** Task details **
Copy out all the lines where "seaborn" shows up.

** Dataset extract **
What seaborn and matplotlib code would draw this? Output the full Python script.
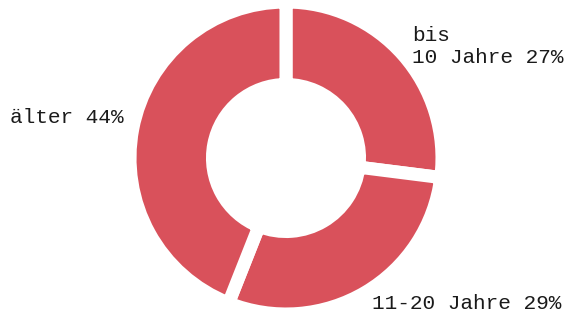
import matplotlib
matplotlib.use("Agg")
import matplotlib.pyplot as plt
import seaborn as sns

# data
categories = ["bis\n10 Jahre", "11-20 Jahre", "älter"]
shares = [27, 29, 44]
labels = [f"{c} {s}%" for c, s in zip(categories, shares)]

sns.set_theme(style="white")
plt.rcParams['font.family'] = ['Liberation Mono', 'DejaVu Sans Mono']

red = "#d9515b"
cx, cy = 286, 160

fig = plt.figure(figsize=(5.71, 3.18), dpi=100)
ax = fig.add_axes([0, 0, 1, 1])
# donut in pixel units so it lines up with the figure
wedges, texts = ax.pie(shares, labels=labels, colors=[red] * len(shares),
                       startangle=90, counterclock=False,
                       radius=156, center=(cx, cy), labeldistance=1.08,
                       wedgeprops=dict(width=82.5, edgecolor='white', linewidth=9.4),
                       textprops=dict(fontsize=15.2, color='#1a1a1a'))
# pie picks alignment from the absolute x, fix it relative to the center
for t in texts:
    x, y = t.get_position()
    t.set_horizontalalignment('left' if x > cx else 'right')
    if x < cx:
        # left label sits a bit higher in the original
        t.set_position((x + 3, y + 9))
ax.set_xlim(0, 571)
ax.set_ylim(0, 318)
ax.set_aspect('equal')
ax.axis('off')

fig.savefig('out.png', dpi=100)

** Exercise solution **
What seaborn and matplotlib code would draw this? Output the full Python script.
import seaborn as sns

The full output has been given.